Both support for -- and resistance to -- the very idea of women's ordination is taking root in Cincinnati.

A volunteer religion teacher of a sixth grade Old Testament class at a local parsish has been ousted from her teaching position because she supports Sister Louise Akers.

Akers was told by Archbishop Daniel E. Pilarczyk she could not teach in Cincinnati because she refused to recant a belief she holds that women should be allowed to be ordained.

Dr. Carol Egner wrote a letter to The Cincinnati Enquirer, saying she agrees with Sister Akers, who supports the idea of women being ordained as priests.

"I didn't write the letter as a teacher, I didn't write the letter as a doctor. I just wrote the letter as an individual and never did I think it would have the repercussions that it had," said Dr. Egner.

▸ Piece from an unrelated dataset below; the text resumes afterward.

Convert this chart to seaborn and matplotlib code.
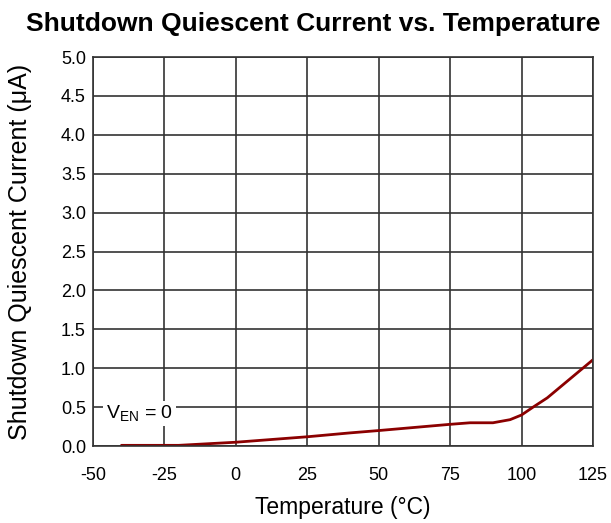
import numpy as np
import pandas as pd
import matplotlib.pyplot as plt
import seaborn as sns

# data
temperature = [-40, -25, -20, 0, 25, 40, 50, 75, 82, 90, 96, 100, 104, 109, 125]
current = [0.01, 0.01, 0.01, 0.05, 0.12, 0.17, 0.2, 0.28, 0.3, 0.3, 0.34, 0.4, 0.5, 0.62, 1.11]
x_ticks = [-50, -25, 0, 25, 50, 75, 100, 125]
y_ticks = np.arange(0, 5.01, 0.5)

sns.set_theme(style='white')
plt.rcParams['font.family'] = ['Liberation Sans', 'DejaVu Sans']
plt.rcParams['mathtext.fontset'] = 'custom'
plt.rcParams['mathtext.rm'] = 'Liberation Sans'
plt.rcParams['axes.unicode_minus'] = False
plt.rcParams['text.color'] = 'black'
plt.rcParams['axes.labelcolor'] = 'black'

df = pd.DataFrame({'Temperature': temperature, 'Current': current})

fig = plt.figure(figsize=(6.11, 5.23), dpi=100)
ax = fig.add_axes([0.152, 0.147, 0.8185, 0.744])
sns.lineplot(data=df, x='Temperature', y='Current', color='#8b0000', linewidth=2, ax=ax)

ax.set_xlim(-50, 125)
ax.set_ylim(0, 5)
ax.set_xticks(x_ticks)
ax.set_xticklabels([str(t) for t in x_ticks])
ax.set_yticks(y_ticks)
ax.set_yticklabels([f'{v:.1f}' for v in y_ticks])
ax.grid(True, color='#333333', linewidth=1.2)
ax.set_axisbelow(True)
for s in ax.spines.values():
    s.set_color('#333333')
    s.set_linewidth(1.2)
ax.tick_params(axis='both', labelsize=13, colors='black', length=0)
ax.tick_params(axis='x', pad=15)
ax.tick_params(axis='y', pad=5)

ax.set_xlabel('Temperature (°C)', fontsize=16.5, labelpad=9)
ax.set_ylabel('Shutdown Quiescent Current (μA)', fontsize=18, labelpad=21)
fig.suptitle('Shutdown Quiescent Current vs. Temperature', fontsize=19,
             fontweight='bold', x=0.513, y=0.977)

ax.text(-45.5, 0.42, r'V$_{\mathrm{EN}}$ = 0', fontsize=14, va='center', ha='left',
        bbox=dict(facecolor='white', edgecolor='none', pad=2))

fig.savefig('out.png', dpi=100)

The following two paragraphs in the Enquirer did Egner in:

Responding to Archbishop’s Daniel Pilarczyk’s ban of Sister Louise Akers from teaching within the archdiocese is hard to believe in 2009 (”Pilarczyk bans nun from teaching,” Sept. 2). Although not a biblical scholar, I cannot reference a Bible passage that disallows women to be priests. It only makes sense in this time of shortage and decreasing numbers of practicing Catholics that some self-reflection on the part of church officials may be beneficial.

Having 16 years of Catholic education, my life has been for more influenced by religious women than men. I agree with ordaining women as priests now. And perhaps if we had already been doing this, words like sexual abuse would not be associated with the Catholic Church.

Carol L. Egner
Western Hills

When Egner’s pastor, Fr. David Sunberg, read her letter, he asked her to write another that either renounced her position or made clear that she “yields to the wisdom of the church.” When she refused, she was told she could no longer teach her Old Testament class for sixth-graders at her parish, Our Lady of Lourdes.